Geen enkele editie van het Songfestival is hetzelfde, zoveel werd gisterenavond opnieuw duidelijk toen team-Eurostory zich richting het International Exhibition Centre begaf. Waar je je bij de vorige festivaleditie, in Stockholm, bij het uitstappen van de metro meteen in het rumoer van feestvierders begaf, is het dit jaar anders. Als je van metrostation Livoberezjna naar de festivalhal wandelt, houdt om de twee meter iemand van de Oekraïense politsiya de mensenmassa nauwlettend in de gaten. De een draagt een pistool bij zich, weggemoffeld in een zwarte heupholster, de ander houdt de loop van zijn mitrailleur naar de hemel gericht. Gepantserde legerbusjes, betonblokken, een vijftrapse ticket- en identiteitscontrole én een sms waarin gevraagd werd toch echt op tijd te komen: Oekraïne laat niets, maar ook werkelijk niets, aan het toeval over. Het is een land in oorlog.

Eenmaal binnen is de sfeer wat meer ontspannen en wordt er van alles gedaan om de Eurovisiefan het naar de zin te maken. Zo is de ring om de concerthal overgenomen door foodtruckhouders die chocoijsjes met spikkels, popcorn en broodjes hamburger verkopen en als opwarmertje draait een jonge Oekraïense deejay recente Songfestivalhits. Toch merk je aan veel dat Kiev geen Stockholm is. Zo houdt de boomlange floormanager Henric von Zweigbergk, die ook wel doet denken aan een albinoversie van schaatser Gerard van Velde, de touwtjes opvallend strak in handen, strakker dan voorgaande jaren. Terwijl deze reus het publiek instructies geeft, wordt hij geflankeerd door een piepjonge Oekraïense tolk. Op het moment dat de Zweedse floormanager een stilte laat vallen, neemt de jonge vertaler het meteen over. Iedereen moet ingelicht. Er is duidelijk spanning. Waar in Zweden de organisatie soepel was, gaat het hier stroever.

Enerzijds is dat opvallend. Van tevoren sprak Eurostory met Oekraïnedeskundige Fleur de Weerd. Op onze vraag of we bang moeten zijn voor een aanslag, lacht ze. ‘Nee joh, Oekraïne mengt zich niet in de strijd met IS, dus waarom zou het een doelwit zijn?’ En Rusland dan? Die zullen pissed zijn omdat ze dit jaar niet deelnemen. ‘Een aanslag die ook maar een beetje op Moskou wijst, zal internationaal zulke rampzalige gevolgen voor Poetin hebben dat ze het wel zullen laten. Maak je geen zorgen.’ De beveiliging is desondanks enorm.

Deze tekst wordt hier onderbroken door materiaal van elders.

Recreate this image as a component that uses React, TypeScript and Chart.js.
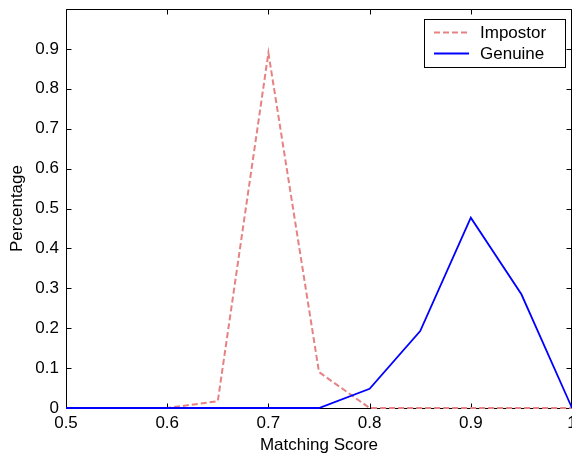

Een aanslag kan Oekraïne, worstelend met een middelmatig imago en hunkerend naar een EU-lidmaatschap, zich niet veroorloven. En dus overal politiebusjes, strakke blikken en onlangs nog een hele reeks anti-terreuroefeningen onder aanvoering van Serhiy Yarovyi, de eerste opvolger van de Minister van Binnenlandse Zaken. Ook worden bepaalde plekken in de festivalzaal bewust leeg gehouden om beter grip te kunnen krijgen op de krioelende massa. Voor het geval dat.

Na afloop van de eerste halve finale word je omringd door mannen met heupholsters en mitrailleurs, en als je terug naar de metro loopt zie je tientallen legerbussen voorbij rijden. Wetende dat Oekraïne een land in oorlog is, slechts beperkte financiële middelen heeft én worstelt met de beperkte organisatiekracht mag het best gezegd worden: deze festivaleditie is bepantserd. Maakt die hele bups aan maatregelen dat het in Kyiv juist onveilig voelt? ‘Nee,’ antwoorden de fans die we ernaar vragen. Ze voelen zich juist beschermd. Er is maar één stad waar ze liever niet het Eurovisie Songfestival zouden beleven: Parijs.